Will Core Industrial Focus Help GE Beat Q3 Earnings?

Zacks

Diversified conglomerate General Electric Company (GE) is scheduled to report its third-quarter 2014 results before the opening bell on Oct 17. In the last reported quarter, General Electric’s operating earnings failed to spring any surprise and exactly matched with the Zacks Consensus Estimate. Let’s see how things are shaping up for this announcement.

Growth Factors in the Third Quarter

In order to focus more on its core industrial businesses, General Electric has taken certain strategic restructuring initiatives during the soon-to-be-reported quarter. The company inked a definitive agreement with premier electronics manufacturer Electrolux AB to divest its appliance unit for $3.3 billion. The divestiture, valued at 8.0x trailing EBITDA (earnings before interest, taxes, depreciation, and amortization), will generate an approximate after-tax gain of 5–7 cents per share at closing. As General Electric contemplates $4-billion worth of divestitures in 2014 to increase its liquidity and focus on high-margin industrial activities, the appliance business fitted the bill perfectly.

In addition, General Electric spun off its consumer-lending arm Synchrony Financial (SYF) in an initial public offering (IPO) in July as the first concrete step to shrink its finance business by 2015. This strategic move is arguably the biggest step in restructuring GE Capital’s portfolio to shield the parent company from intense market volatilities that plagued the market during the 2008-09 financial crisis. The spin-off will realign the corporate strategy of General Electric to a manufacturing-based entity with emphasis on big-ticket items such as medical equipment and scanners.

With such strategic moves, General Electric expects operating earnings from its industrial business to aggregate 75% of the corporate operating earnings by 2016. The company is currently on track to achieve its goal of $1 billion cost-cuts in the year.

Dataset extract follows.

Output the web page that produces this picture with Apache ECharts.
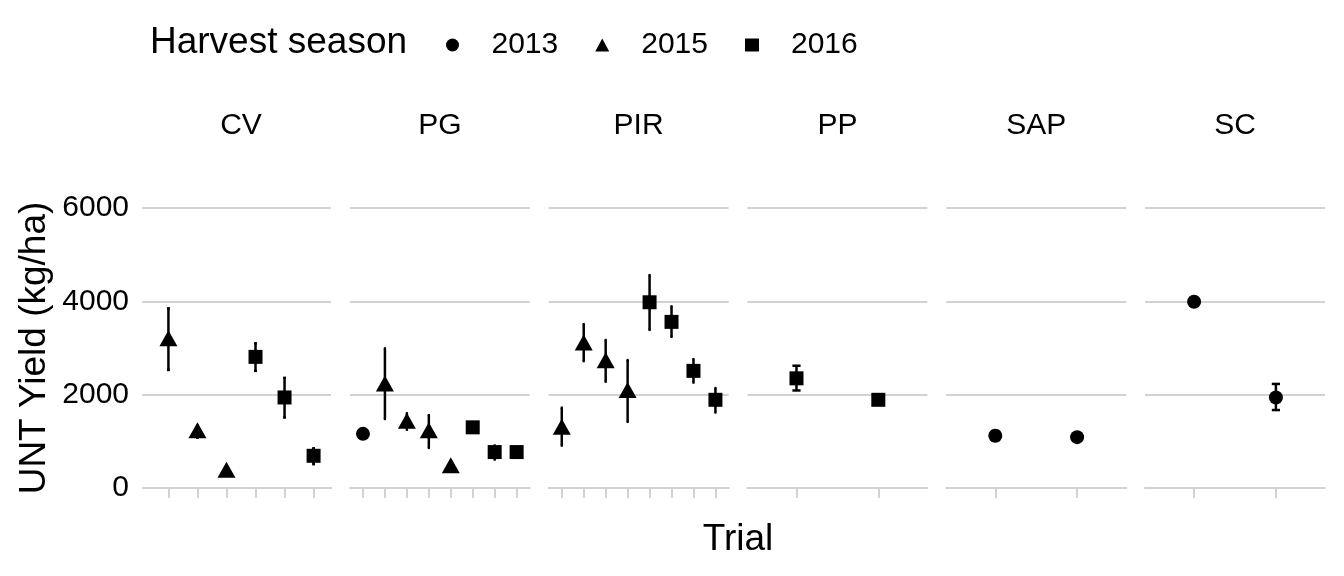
<!DOCTYPE html>
<html>
<head>
<meta charset="utf-8">
<script src="https://cdn.jsdelivr.net/npm/echarts@6/dist/echarts.min.js"></script>
<style>
html,body{margin:0;padding:0;background:#fff;}
#chart{width:1344px;height:576px;}
</style>
</head>
<body>
<div id="chart"></div>
<script>
// ---- data ----
const panels = ['CV', 'PG', 'PIR', 'PP', 'SAP', 'SC'];
const seasons = ['2013', '2015', '2016'];
const yTicks = [0, 2000, 4000, 6000];

const trialsCV  = ['CV-1', 'CV-2', 'CV-3', 'CV-4', 'CV-5', 'CV-6'];
const yearCV    = ['2015', '2015', '2015', '2016', '2016', '2016'];
const meanCV    = [3210, 1240, 390, 2810, 1940, 690];
const loCV      = [2530, 1080, 340, 2510, 1510, 510];
const hiCV      = [3850, 1330, 440, 3100, 2360, 850];

const trialsPG  = ['PG-1', 'PG-2', 'PG-3', 'PG-4', 'PG-5', 'PG-6', 'PG-7', 'PG-8'];
const yearPG    = ['2013', '2015', '2015', '2015', '2015', '2016', '2016', '2016'];
const meanPG    = [1160, 2240, 1440, 1240, 490, 1300, 770, 770];
const loPG      = [1110, 1480, 1250, 860, 440, 1250, 610, 720];
const hiPG      = [1210, 2990, 1600, 1560, 540, 1350, 910, 820];

const trialsPIR = ['PIR-1', 'PIR-2', 'PIR-3', 'PIR-4', 'PIR-5', 'PIR-6', 'PIR-7', 'PIR-8'];
const yearPIR   = ['2015', '2015', '2015', '2015', '2016', '2016', '2016', '2016'];
const meanPIR   = [1310, 3120, 2740, 2100, 3980, 3560, 2510, 1890];
const loPIR     = [910, 2720, 2280, 1420, 3390, 3240, 2260, 1620];
const hiPIR     = [1720, 3510, 3170, 2740, 4560, 3890, 2760, 2140];

const trialsPP  = ['PP-1', 'PP-2'];
const yearPP    = ['2016', '2016'];
const meanPP    = [2350, 1890];
const loPP      = [2090, 1840];
const hiPP      = [2620, 1940];

const trialsSAP = ['SAP-1', 'SAP-2'];
const yearSAP   = ['2013', '2013'];
const meanSAP   = [1120, 1090];
const loSAP     = [1020, 1040];
const hiSAP     = [1220, 1140];

const trialsSC  = ['SC-1', 'SC-2'];
const yearSC    = ['2013', '2013'];
const meanSC    = [3990, 1940];
const loSC      = [3940, 1670];
const hiSC      = [4040, 2230];

// ---- build ----
const panelData = [
  [trialsCV, yearCV, meanCV, loCV, hiCV],
  [trialsPG, yearPG, meanPG, loPG, hiPG],
  [trialsPIR, yearPIR, meanPIR, loPIR, hiPIR],
  [trialsPP, yearPP, meanPP, loPP, hiPP],
  [trialsSAP, yearSAP, meanSAP, loSAP, hiSAP],
  [trialsSC, yearSC, meanSC, loSC, hiSC]
];

const GRID_LINE = '#d2d2d2';
const TXT = '#000';
const FONT = 'Liberation Sans, Arial, Helvetica, sans-serif';
const PANEL_W = 180, PANEL_STEP = 198.8, PANEL_L0 = 151, TOP = 208, H = 280;

const symbolFor = {'2013': 'circle', '2015': 'triangle', '2016': 'rect'};
const sizeFor = {'2013': 14, '2015': [18, 16], '2016': 14};

const grids = [], xAxes = [], yAxes = [], series = [], graphics = [];

panelData.forEach((pd, p) => {
  const [trials, years, means, los, his] = pd;
  const n = trials.length;
  const left = PANEL_L0 + p * PANEL_STEP;
  grids.push({left: left, top: TOP, width: PANEL_W, height: H});
  const ticks = trials.map((t, i) => i + 1);
  xAxes.push({
    gridIndex: p, type: 'value', min: 0.4, max: n + 0.6,
    offset: 15,
    axisLine: {show: true, lineStyle: {color: GRID_LINE, width: 2}},
    axisTick: {show: true, length: 10, customValues: ticks, lineStyle: {color: GRID_LINE, width: 2}},
    axisLabel: {show: false},
    splitLine: {show: false}
  });
  yAxes.push({
    gridIndex: p, type: 'value', min: 0, max: 6000, interval: 2000,
    axisLine: {show: false},
    axisTick: {show: p === 0, length: 9, lineStyle: {color: GRID_LINE, width: 2}},
    axisLabel: {show: p === 0, margin: 22, color: TXT, fontSize: 30, fontFamily: FONT,
      customValues: yTicks, formatter: v => String(v)},
    splitLine: {show: true, lineStyle: {color: GRID_LINE, width: 2}}
  });
  // error bars
  series.push({
    type: 'custom', name: 'err' + p, xAxisIndex: p, yAxisIndex: p, silent: true, clip: false,
    encode: {x: 0, y: [1, 2]},
    data: trials.map((t, i) => [i + 1, los[i], his[i]]),
    renderItem: function (params, api) {
      const x = api.value(0);
      const a = api.coord([x, api.value(1)]);
      const b = api.coord([x, api.value(2)]);
      const hw = api.size([0.1, 0])[0] / 2;
      const st = {stroke: '#000', lineWidth: 2.5};
      return {type: 'group', children: [
        {type: 'line', shape: {x1: a[0], y1: a[1], x2: b[0], y2: b[1]}, style: st},
        {type: 'line', shape: {x1: a[0] - hw, y1: a[1], x2: a[0] + hw, y2: a[1]}, style: st},
        {type: 'line', shape: {x1: b[0] - hw, y1: b[1], x2: b[0] + hw, y2: b[1]}, style: st}
      ]};
    },
    z: 2
  });
  seasons.forEach(s => {
    const d = [];
    years.forEach((y, i) => { if (y === s) d.push([i + 1, means[i]]); });
    if (!d.length) return;
    series.push({
      type: 'scatter', name: s, xAxisIndex: p, yAxisIndex: p,
      symbol: symbolFor[s], symbolSize: sizeFor[s],
      itemStyle: {color: '#000', opacity: 1},
      data: d, z: 3, silent: true
    });
  });
  graphics.push({
    type: 'text', x: left + PANEL_W / 2, y: 126,
    style: {text: panels[p], fill: TXT, font: '30px ' + FONT, textAlign: 'center', textVerticalAlign: 'middle'}
  });
});

graphics.push({
  type: 'text', x: 35, y: 348, rotation: Math.PI / 2,
  style: {text: 'UNT Yield (kg/ha)', fill: TXT, font: '37px ' + FONT, textAlign: 'center', textVerticalAlign: 'middle'}
});
graphics.push({
  type: 'text', x: 738, y: 540,
  style: {text: 'Trial', fill: TXT, font: '37px ' + FONT, textAlign: 'center', textVerticalAlign: 'middle'}
});
graphics.push({
  type: 'text', x: 150, y: 43,
  style: {text: 'Harvest season', fill: TXT, font: '37px ' + FONT, textAlign: 'left', textVerticalAlign: 'middle'}
});

const chart = echarts.init(document.getElementById('chart'), null, {renderer: 'canvas'});
chart.setOption({
  backgroundColor: '#fff',
  animation: false,
  grid: grids,
  xAxis: xAxes,
  yAxis: yAxes,
  legend: {
    left: 441, top: 25,
    itemWidth: 14, itemHeight: 13, itemGap: 37,
    data: [
      {name: '2013', icon: 'circle'},
      {name: '2015', icon: 'triangle'},
      {name: '2016', icon: 'rect'}
    ],
    textStyle: {color: TXT, fontSize: 30, fontFamily: FONT, lineHeight: 30, padding: [0, 0, 0, 27]},
    selectedMode: false
  },
  graphic: graphics,
  series: series
});
</script>
</body>
</html>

Over the last couple of years, General Electric has expanded by about 15% each year in growth markets. During the last reported quarter, orders from growth markets were up 6% as six out of nine regions witnessed revenue rise. General Electric is also anticipating huge infrastructure orders to the tune of $10 billion in 2014 from Latin America on the back of surging demands for improved facilities for basic amenities and well being. During the next few years, General Electric expects revenues to increase 10–15% annually in Latin America, buoyed by higher demand to cater to the infrastructure requirements for industrial services such as power generation, transportation, water and oil.

Earnings Whispers

Despite the best attempts to restructure its business, our proven model does not conclusively show that General Electric is likely to beat earnings this quarter as it lacks the key ingredients for a success recipe.

Zero Zacks ESP: Expected Surprise Prediction or Earnings ESP, which represents the difference between the Most Accurate estimate and the Zacks Consensus Estimate, is currently pegged at 0.00%. This indicates a likely in line earnings for the shares.

Zacks Rank #3 (Hold): General Electric’s Zacks Rank #3 reduces the predictive power of ESP. Note that stocks with Zacks Ranks of #1, #2 and #3 have a significantly higher chance of beating earnings. The Sell rated stocks (#4 and #5) should never be considered going into an earnings announcement.

Other Stocks to Consider

Here are some companies you may want to consider as our model shows that these have the right combination of elements to post an earnings beat this quarter:

Abaxis, Inc. (ABAX), earnings ESP of +4.55% and Zacks Rank #2 (Buy).

ACE Limited (ACE), earnings ESP of +5.15% and Zacks Rank #2 (Buy).

Alaska Air Group, Inc. (ALK), earnings ESP of +1.45% and Zacks Rank #2 (Buy).